====== DATA BLOCK

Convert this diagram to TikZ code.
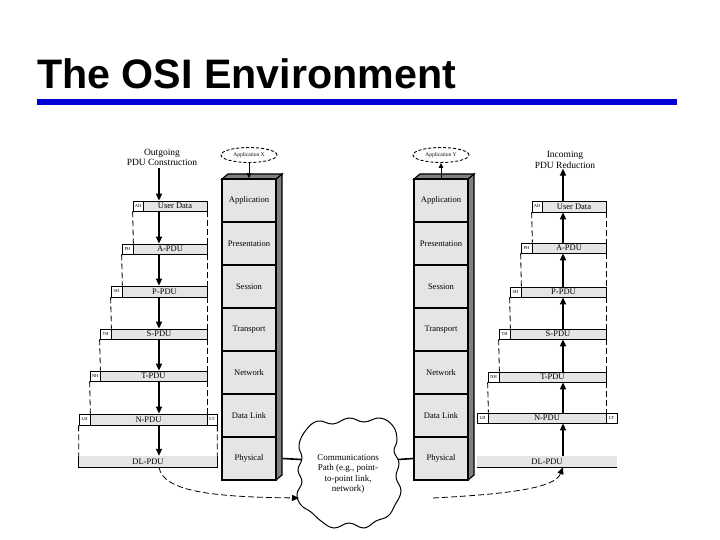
\documentclass[tikz,border=0pt]{standalone}
\usepackage{fontspec}
\setmainfont{Liberation Serif}
\newfontfamily\titlefont{Liberation Sans}
\usetikzlibrary{arrows.meta,shapes.geometric,calc}

% name, left, header right, right, top, bottom, label, header label
\newcommand\pduRow[8]{%
  \node[hdr, minimum width={#3-#2}, minimum height={#6-#5}] (#1h) at ({(#2+#3)/2},{(#5+#6)/2}) {#8};
  \node[pdu, minimum width={#4-#3}, minimum height={#6-#5}] (#1) at ({(#3+#4)/2},{(#5+#6)/2}) {#7};}

\begin{document}
\begin{tikzpicture}[x=1pt,y=-1pt,
  layer/.style={draw, line width=1.6pt, fill=black!10, inner sep=0, minimum width=54, minimum height=43,
    font=\fontsize{8.5}{10}\selectfont},
  pdu/.style={draw, line width=0.8pt, fill=black!10, inner sep=0, font=\fontsize{8.5}{10}\selectfont},
  hdr/.style={draw, line width=0.8pt, fill=white, inner sep=0, font=\fontsize{4.5}{5}\selectfont},
  pduarrow/.style={line width=1.8pt, -{Triangle[length=7pt,width=6pt]}},
  guide/.style={line width=0.8pt, dash pattern=on 6pt off 3pt},
  sideface/.style={fill=black!50, draw=black, line width=1.2pt},
  appl/.style={ellipse, draw, line width=0.9pt, dash pattern=on 3pt off 2pt, minimum width=56, minimum height=15,
    inner sep=0, font=\fontsize{5.5}{6}\selectfont},
  caption/.style={align=center, font=\fontsize{9.5}{10.5}\selectfont, inner sep=0},
  thinarrow/.style={line width=0.9pt, -{Triangle[length=5pt,width=4.5pt]}},
  pathcurve/.style={line width=0.8pt, dash pattern=on 6pt off 3pt, -{Triangle[length=7pt,width=6pt]}}
]
\useasboundingbox (0,0) rectangle (720,540);

% title
\node[anchor=base west, inner sep=0, font=\titlefont\bfseries\fontsize{41.2}{46}\selectfont] (title) at (37,89) {The OSI Environment};
\fill[fill={rgb,255:red,0;green,0;blue,215}] (37,99) rectangle (677,105);

% ---------- stacks ----------
\path[sideface] (276,179) -- (282,174) -- (282,475) -- (276,480) -- cycle;
\path[sideface] (222,179) -- (228,174) -- (282,174) -- (276,179) -- cycle;
\path[sideface] (468,179) -- (474,174) -- (474,475) -- (468,480) -- cycle;
\path[sideface] (414,179) -- (420,174) -- (474,174) -- (468,179) -- cycle;

\foreach \t [count=\i] in {Application,Presentation,Session,Transport,Network,Data Link,Physical}{
  \node[layer] (LS\i) at (249,{200.5+43*(\i-1)}) {\t};
  \node[layer] (RS\i) at (441,{200.5+43*(\i-1)}) {\t};
}

\node[appl] (appX) at (249,155) {Application X};
\node[appl] (appY) at (441,155) {Application Y};
\draw[thinarrow] (appX.south) -- (LS1.north);
\draw[thinarrow] (RS1.north) -- (appY.south);

% ---------- left PDU construction ----------
\node[caption] (outtxt) at (162,157.5) {Outgoing\\PDU Construction};
\coordinate (axL) at (159,0);

\pduRow{UDL}{133}{143}{207}{201}{211}{User Data}{AH}
\pduRow{AL}{122}{133}{207}{244}{254}{A-PDU}{PH}
\pduRow{PL}{111}{122}{207}{286}{297}{P-PDU}{SH}
\pduRow{SL}{100}{111}{207}{329}{339}{S-PDU}{TH}
\pduRow{TL}{90}{100}{207}{371}{381}{T-PDU}{NH}
\pduRow{NL}{79}{90}{207}{414}{425}{N-PDU}{LH}
\node[hdr, minimum width=10, minimum height=11] (NLt) at (212,419.5) {LT};
\node[fill=black!10, inner sep=0, minimum width=138, minimum height=11, font=\fontsize{8.5}{10}\selectfont] (DLL) at (148,461.5) {DL-PDU};
\draw[line width=0.8pt] (DLL.north west) -- (DLL.south west) -- (DLL.south east) -- (DLL.north east);

\draw[pduarrow] (outtxt.south -| axL) ++(0,2) -- (UDL.north -| axL);
\draw[pduarrow] (UDL.south -| axL) -- (AL.north -| axL);
\draw[pduarrow] (AL.south -| axL) -- (PL.north -| axL);
\draw[pduarrow] (PL.south -| axL) -- (SL.north -| axL);
\draw[pduarrow] (SL.south -| axL) -- (TL.north -| axL);
\draw[pduarrow] (TL.south -| axL) -- (NL.north -| axL);
\draw[pduarrow] (NL.south -| axL) -- (DLL.north -| axL);

\draw[guide] (UDLh.south west) -- (ALh.north east);
\draw[guide] (ALh.south west) -- (PLh.north east);
\draw[guide] (PLh.south west) -- (SLh.north east);
\draw[guide] (SLh.south west) -- (TLh.north east);
\draw[guide] (TLh.south west) -- (NLh.north east);
\draw[guide] (NLh.south west) -- (DLL.north west);
\draw[guide] (UDL.south east) -- (AL.north east);
\draw[guide] (AL.south east) -- (PL.north east);
\draw[guide] (PL.south east) -- (SL.north east);
\draw[guide] (SL.south east) -- (TL.north east);
\draw[guide] (TL.south east) -- (NL.north east);
\draw[guide] (NLt.south east) -- (DLL.north east);

% ---------- right PDU reduction ----------
\node[caption] (intxt) at (565,160) {Incoming\\PDU Reduction};
\coordinate (axR) at (563,0);

\pduRow{UDR}{532}{542}{606}{201}{212}{User Data}{AH}
\pduRow{AR}{521}{532}{606}{243}{253}{A-PDU}{PH}
\pduRow{PR}{510}{521}{606}{287}{297}{P-PDU}{SH}
\pduRow{SR}{499}{510}{606}{329}{339}{S-PDU}{TH}
\pduRow{TR}{488}{499}{606}{372}{382}{T-PDU}{NH}
\pduRow{NR}{477}{488}{606}{413}{423}{N-PDU}{LH}
\node[hdr, minimum width=11, minimum height=10] (NRt) at (611.5,418) {LT};
\node[fill=black!10, inner sep=0, minimum width=140, minimum height=11, font=\fontsize{8.5}{10}\selectfont] (DLR) at (547,461.5) {DL-PDU};
\draw[line width=0.8pt] (DLR.south west) -- (DLR.south east);

\draw[pduarrow] (UDR.north -| axR) -- (intxt.south -| axR);
\draw[pduarrow] (AR.north -| axR) -- (UDR.south -| axR);
\draw[pduarrow] (PR.north -| axR) -- (AR.south -| axR);
\draw[pduarrow] (SR.north -| axR) -- (PR.south -| axR);
\draw[pduarrow] (TR.north -| axR) -- (SR.south -| axR);
\draw[pduarrow] (NR.north -| axR) -- (TR.south -| axR);
\draw[pduarrow] (DLR.north -| axR) -- (NR.south -| axR);

\draw[guide] (UDRh.south west) -- (ARh.north east);
\draw[guide] (ARh.south west) -- (PRh.north east);
\draw[guide] (PRh.south west) -- (SRh.north east);
\draw[guide] (SRh.south west) -- (TRh.north east);
\draw[guide] (TRh.south west) -- (NRh.north east);
\draw[guide] (UDR.south east) -- (AR.north east);
\draw[guide] (AR.south east) -- (PR.north east);
\draw[guide] (PR.south east) -- (SR.north east);
\draw[guide] (SR.south east) -- (TR.north east);
\draw[guide] (TR.south east) -- (NR.north east);

% ---------- communications path cloud ----------
\draw[line width=1pt, fill=white] plot[smooth cycle, tension=0.7] coordinates {
 (306,430) (318,421) (333,424) (349,418) (364,422) (380,418) (393,426) (397,440) (394,451)
 (399,463) (396,477) (401,491) (395,505) (388,516) (376,521) (364,528) (349,523) (334,528)
 (321,521) (311,512) (301,505) (297,494) (302,482) (298,470) (302,458) (299,445)};
\node[align=center, inner sep=0, font=\fontsize{9}{10.5}\selectfont] (cloud) at (348,474)
  {Communications\\Path (e.g., point-\\to-point link,\\network)};
\coordinate (cloudL) at (301,459.5);
\coordinate (cloudR) at (398,459.5);
\coordinate (cloudSW) at (299,498);
\coordinate (cloudSE) at (433,498);

\draw[line width=1.6pt] (LS7.east) ++(6,0) -- (cloudL);
\draw[line width=1.6pt] (cloudR) -- (RS7.west);

\draw[pathcurve] (DLL.south -| axL) .. controls (163,492) and (215,497) .. (cloudSW);
\draw[pathcurve] (cloudSE) .. controls (510,494) and (555,488) .. (DLR.south -| axR);

\end{tikzpicture}
\end{document}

============

### PROBLEM DETAILS
Return the material line for line, from its beginning to the line that contains "(37,99) rectangle (677,105);", with the pictures left out.

### EXERCISE ANSWER
Convert this diagram to TikZ code.
\documentclass[tikz,border=0pt]{standalone}
\usepackage{fontspec}
\setmainfont{Liberation Serif}
\newfontfamily\titlefont{Liberation Sans}
\usetikzlibrary{arrows.meta,shapes.geometric,calc}

% name, left, header right, right, top, bottom, label, header label
\newcommand\pduRow[8]{%
  \node[hdr, minimum width={#3-#2}, minimum height={#6-#5}] (#1h) at ({(#2+#3)/2},{(#5+#6)/2}) {#8};
  \node[pdu, minimum width={#4-#3}, minimum height={#6-#5}] (#1) at ({(#3+#4)/2},{(#5+#6)/2}) {#7};}

\begin{document}
\begin{tikzpicture}[x=1pt,y=-1pt,
  layer/.style={draw, line width=1.6pt, fill=black!10, inner sep=0, minimum width=54, minimum height=43,
    font=\fontsize{8.5}{10}\selectfont},
  pdu/.style={draw, line width=0.8pt, fill=black!10, inner sep=0, font=\fontsize{8.5}{10}\selectfont},
  hdr/.style={draw, line width=0.8pt, fill=white, inner sep=0, font=\fontsize{4.5}{5}\selectfont},
  pduarrow/.style={line width=1.8pt, -{Triangle[length=7pt,width=6pt]}},
  guide/.style={line width=0.8pt, dash pattern=on 6pt off 3pt},
  sideface/.style={fill=black!50, draw=black, line width=1.2pt},
  appl/.style={ellipse, draw, line width=0.9pt, dash pattern=on 3pt off 2pt, minimum width=56, minimum height=15,
    inner sep=0, font=\fontsize{5.5}{6}\selectfont},
  caption/.style={align=center, font=\fontsize{9.5}{10.5}\selectfont, inner sep=0},
  thinarrow/.style={line width=0.9pt, -{Triangle[length=5pt,width=4.5pt]}},
  pathcurve/.style={line width=0.8pt, dash pattern=on 6pt off 3pt, -{Triangle[length=7pt,width=6pt]}}
]
\useasboundingbox (0,0) rectangle (720,540);

% title
\node[anchor=base west, inner sep=0, font=\titlefont\bfseries\fontsize{41.2}{46}\selectfont] (title) at (37,89) {The OSI Environment};
\fill[fill={rgb,255:red,0;green,0;blue,215}] (37,99) rectangle (677,105);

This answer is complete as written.